In one famous example, tech titan Mark Benioff started Salesforce.com after observing that corporate sales departments typically found themselves unable to purchase high-quality software because companies’ information technology departments traditionally controlled those investments and considered sales a low-priority function worthy of little to no IT spending.

Benioff recognized that his high-value buyers (sales department executives) would pay more for a high-value offering — if only they could free themselves of the corporate IT budgeting and spending process that prevented them from doing so. His solution was to deliver Salesforce.com via the web and charge a low monthly subscription fee — low enough, in fact, that it could be expensed individually or paid for out of a department’s discretionary budget.

And because it was web-based, Salesforce’s product was often exempt from internal IT purchasing requirements since, technically, it wasn’t ‘software’ (in fact, the company’s original tagline was “The End of Software”). This example powerfully demonstrates that a creative and in-depth understanding of your buyer can dramatically impact your success in pricing and customer acquisition.

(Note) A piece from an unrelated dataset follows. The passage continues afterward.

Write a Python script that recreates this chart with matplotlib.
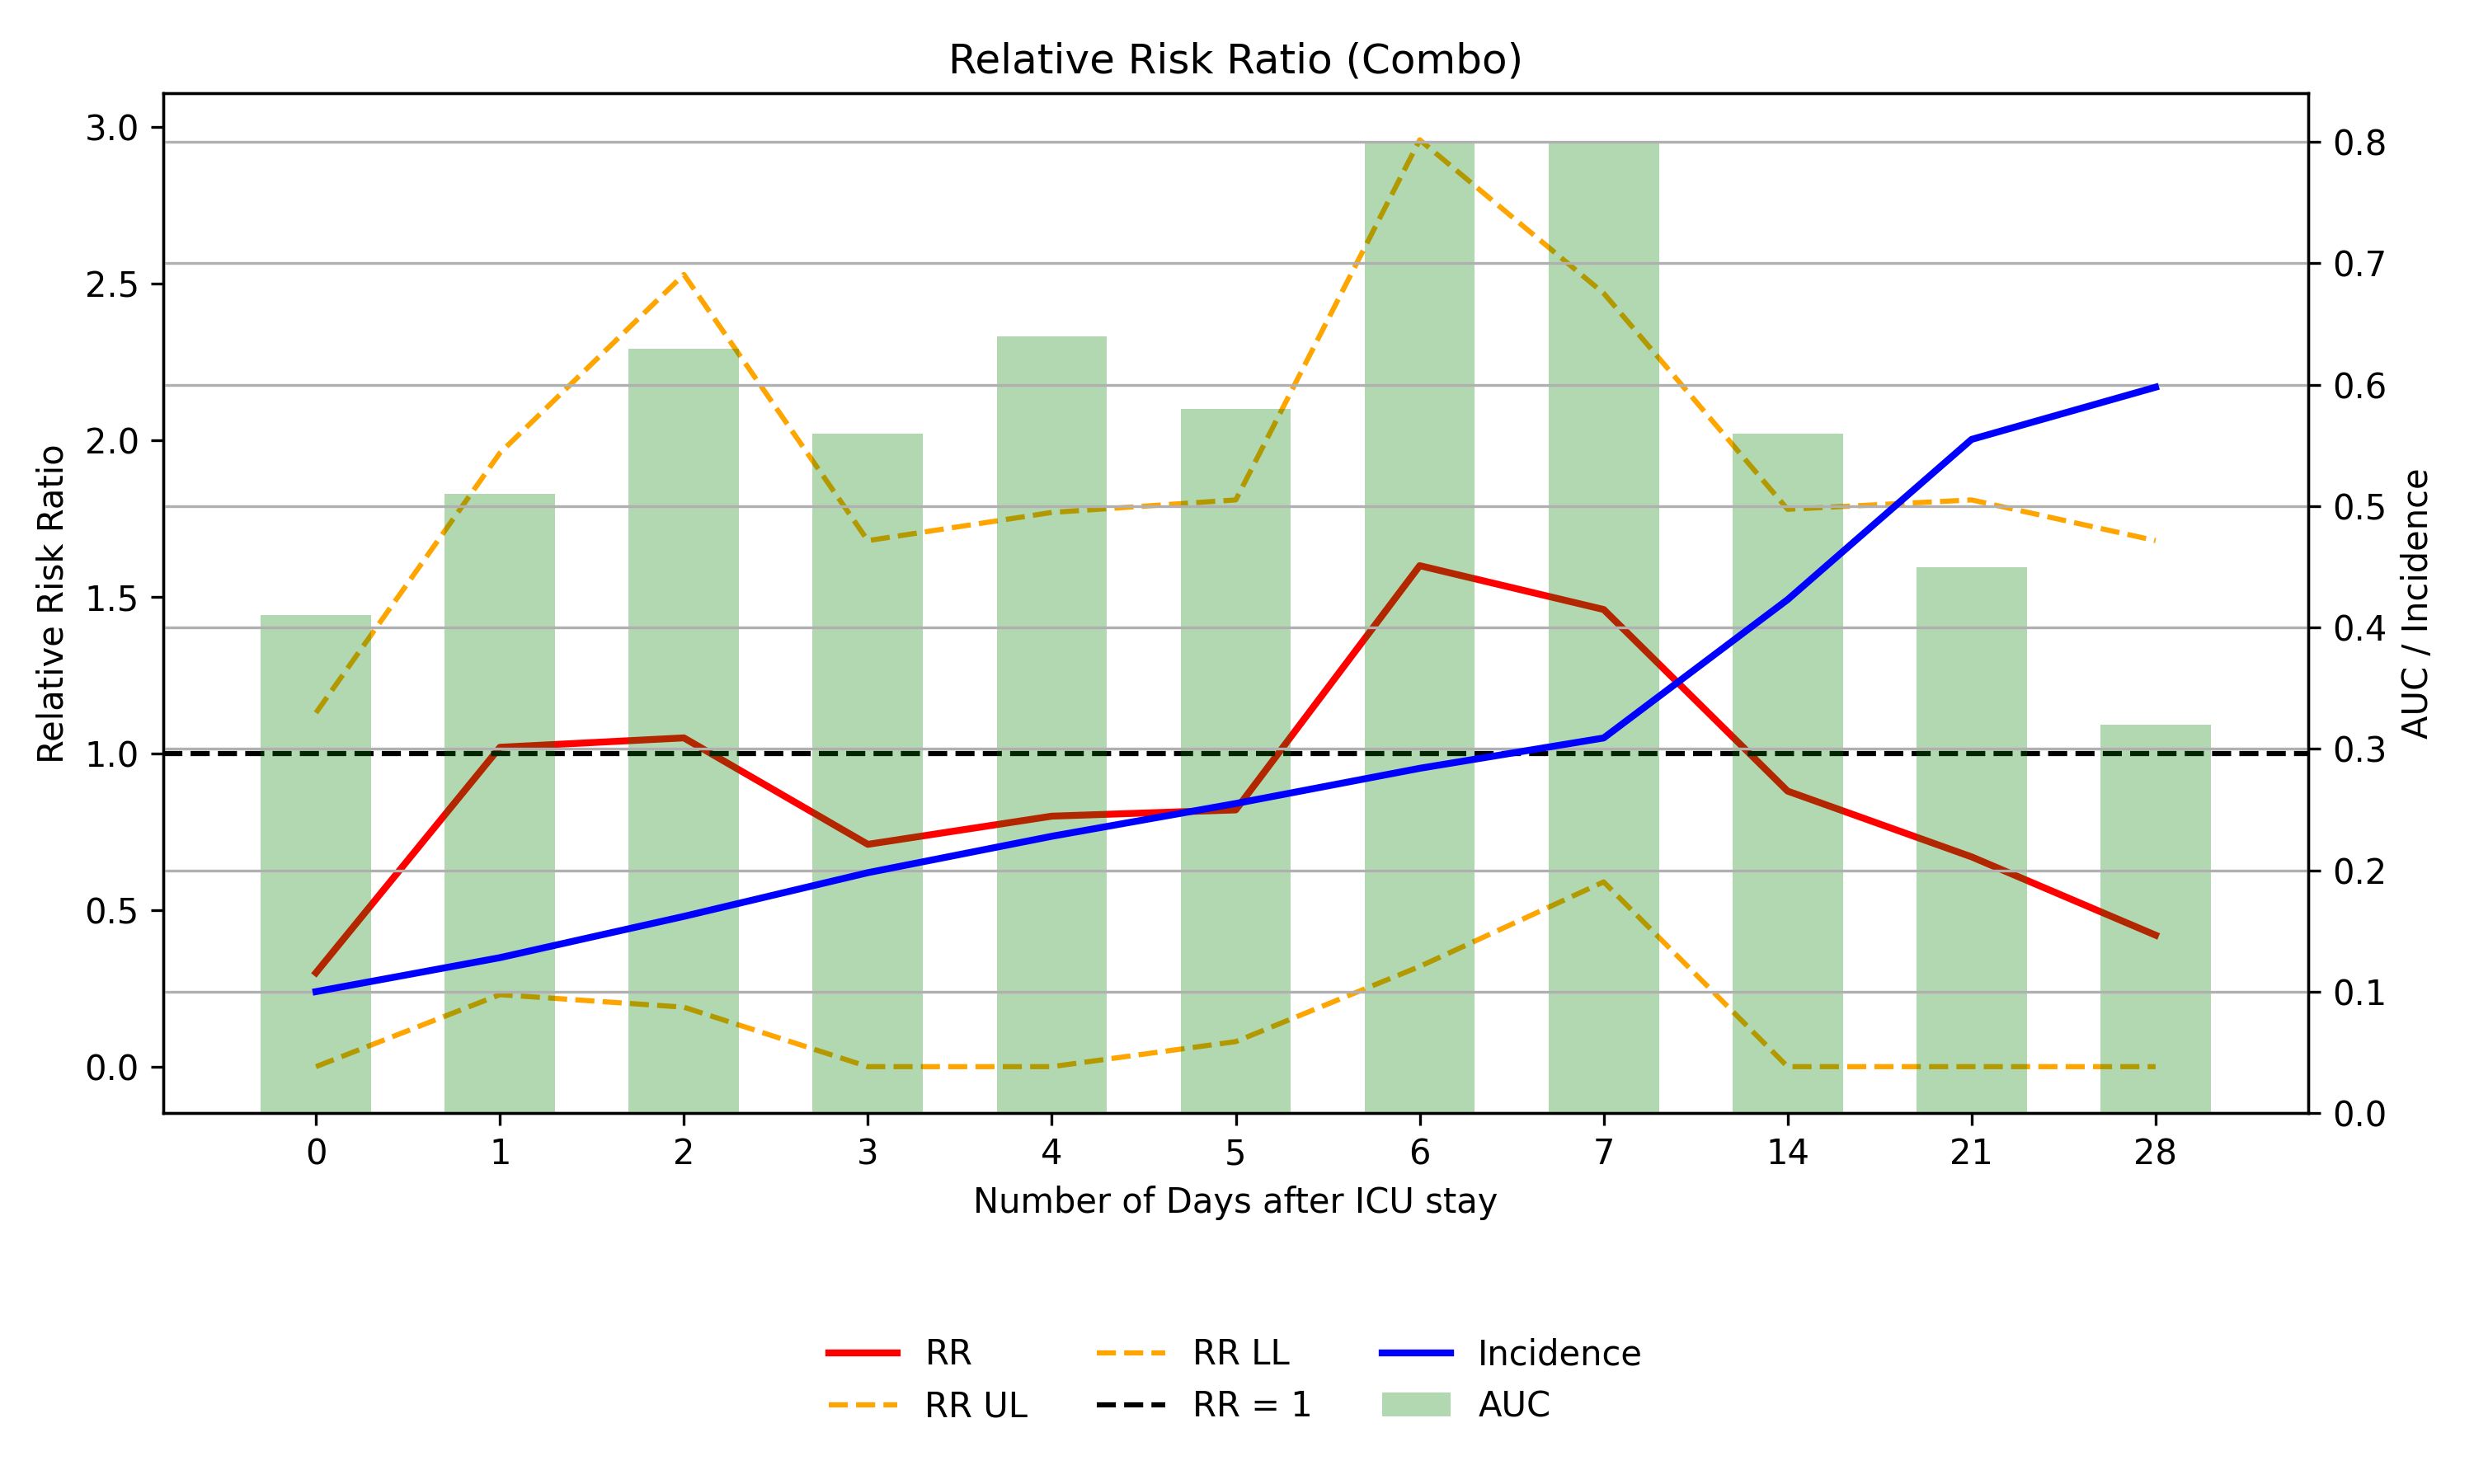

2. Examine how competitors package.

It’s important to keep in mind that pricing strategy does not operate in a vacuum. Rather, it’s one way in which you communicate value in the marketplace. That’s why examining your competitors needs to go beyond plugging their prices in a spreadsheet and comparing them to yours. Instead, think carefully about how each competitor packages and presents their pricing.

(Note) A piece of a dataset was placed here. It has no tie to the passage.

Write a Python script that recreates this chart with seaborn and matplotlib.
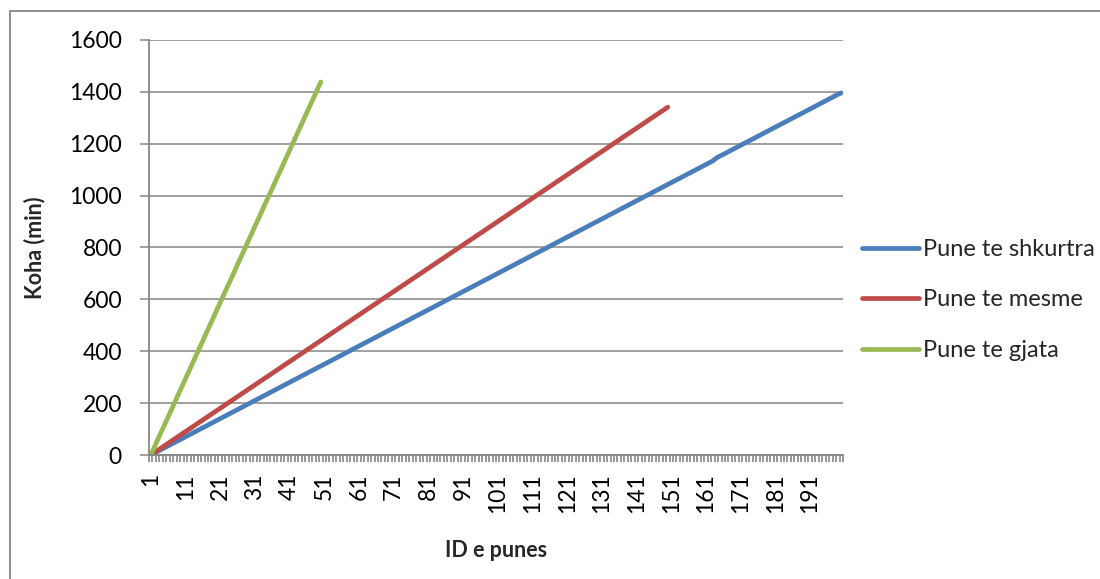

For example, are they selling products or services à la carte or bundled? Do they offer a number of different versions in the same range, each positioned at a different price point? Are they delivering private-label products or services through some distribution channels in order to capture market segments that would otherwise be more price-sensitive? How else are they using marketing and branding to position different value propositions to individual market segments?

3. Examine how competitors match price to value.

What these considerations will tell you is not just how much competitors are charging — but rather, how competitors are using their market knowledge to find the right price point to match their value propositions. Often, this analysis can lead you to a new option that can capture previously untapped market share.

For example, when Hampton Inn hotels were first launched in the 1980s, the U.S. lodging market was generally divided into two categories: low-cost motels and motor lodges at one end, and high-cost, traditional hotels at the other end. The founders of Hampton Inn decided to remove expensive but common components such as a full-service restaurant that were common in the traditional hotels, but kept the high-rise design and higher-end finishes of that same product so that it would not be confused with the motels and motor lodges at the other end of the market.

The result was that they invented an entirely new lodging category — limited-service business-class hotels — which they continue to dominate today. They were able to achieve this by examining how their competitors self-organized and used pricing to define their market segments, then they used that knowledge to create a new segment that they themselves could own.

4. Perform a thorough review of your costs.

One key lesson gained from the Hampton Inn story is that an innovative company can use pricing as part of a strategy to create new market opportunities by changing how they manage costs. Remember that a product you sell that moves in low volumes will be more expensive for you to acquire and carry (or manufacture), because you can’t achieve volume efficiencies or secure quantity discounts as easily. That means that you might be better off selling a high-volume product, or making sure that your low-volume product is unique enough to warrant a higher price tag.

In addition, many small businesses fail to fully account for costs because they mistakenly focus their analysis exclusively on direct costs — i.e. those directly associated with manufacturing or distributing their product. In reality, indirect costs (office, equipment, overhead and administration) can be just as critical to consider. This is especially true for small businesses, since they have lower production volumes over which to spread what are often fixed costs to the enterprise.

5. Develop and deliver a compelling competitive edge.

Now it’s time to put the pieces together. When you’ve thoroughly researched your customers, competitors and costs, you’re ready to craft your competitive edge. Remember that without effective communication, people will usually operate under the impression that having the lowest price makes your product or service the most competitive in a saturated or commoditized market. Because of this, it’s often regarded as fact that consumers will always choose the cheapest option. Not only is this untrue, but it’s also an incredibly dangerous model and could truly do damage to your business.

As a small business, you can’t afford to compete on price alone because your volumes (for products) and human capital/overhead costs (for services) won’t allow you the cost efficiencies necessary to offer the lowest prices and still maintain profitability. In addition, dropping your product’s price drastically enough to become the lowest cost provider sends a message. That message is that you don’t value your offerings, and therefore neither should the consumer.

That’s why you need to build a clear competitive edge, and for smaller firms this is often best sustained on the basis of service. Customers are often willing to pay for extra service and support, which — while expensive to deliver because it involves labor costs — is also easier for small operators to provide as a competitive advantage vs. larger players. You have greater quality control, you can deliver expertise more easily to the customer, and this provides a powerful differentiator. The key is charging for it. If you deliver higher-value service that costs you more to provide, you have to charge a premium — not only to protect profits but also to send the right message that your services indeed provide added value to the customer.

6. Recognize that pricing strategy is your secret weapon.

Pricing is your marketing team’s secret weapon. These numbers make an immediate connection with a consumer — there’s very little guesswork involved. Even in a market of varied budgets, everyone will have a very quick, visceral reaction to whatever prices they’re presented with. Rather than being scared of this power, utilize it. Involve the marketing narrative when you discuss pricing. You can elicit the right emotions in your ideal prospect if you adequately apply a bit of marketing psychology into the process.

As you develop the optimal pricing strategy for your small business, keep this in mind: You can’t sell effectively to everyone, and this means that you can’t price your products or services for everyone either.

Put another way, you simply cannot be more than one business at once. What you can do is research your industry and the people who value it, then discover what your ideal market looks like. Those are the people who will propel your business. Rather than just leading you to success, they will also allow you to sustain it and grow effectively into the future.